Chen Liangliang, 27, doesn't buy the safety reason. "If they look at figures, they would find the number of motor vehicle accidents is at least five times higher than non-motor ones. According to their logic, why don't they ban all the cars?"

A netizen using the name Maybach2011 called electric bicycles Shenzhen's moving bomb, with the speed of a motorbike. "Of course it provides convenience to a group of people, but the fact is it brings more danger to the rest. I totally agree with the ban."

Electric bicycles facing end of dangerous road 

Shang Rupeng does not. "I bought an electric bicycle last June and now it's my major transport tool. The buses are too crowded during rush hours. It's often very awkward for me, especially in summer. I hate the feeling of being sucked into the crowds, with other people's bodies pasted to mine.

"I spent 2,400 yuan on my electric bicycle, more than my salary for one month," said Shang, who works at a mobile phone factory in Shenzhen. "How could the government allow us to buy it, but force us to lock it at home?"

Wu Limin, a former deputy to the Shenzhen Municipal People's Congress, recognizes the safety issues and the "irresistible general trend" to respond with regulations.

"But the problem of electric bicycles cannot be solved by banning them," Wu said. "It's just like we can't cut the feet to fit the shoes.
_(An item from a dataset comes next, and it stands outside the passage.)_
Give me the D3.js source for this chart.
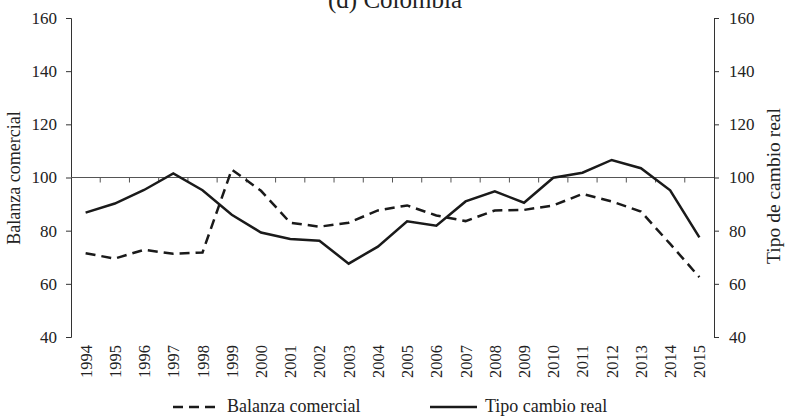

Banning electric bicycles should be synchronized with improving the city's public transportation network."

"It's the citizens' right to choose their favored method of transportation," said Qi Ming, who works at a Shenzhen newspaper. "If people like, they can even travel on skateboards or Rollerblades.

"Electric bicycles are a good supplement to city transport," Qi said. "Blindly banning them will only force people to buy cars. The more strictly the ban is enforced, the more traffic jams and pollution will occur."

There's also risk of an economic effect. More than 1,000 factories nationwide produce electric bicycles; 200 of them are in Shenzhen, 40 in Shajing town alone. Annual output of Shenzhen's e-bike industry is valued at 1.6 billion yuan.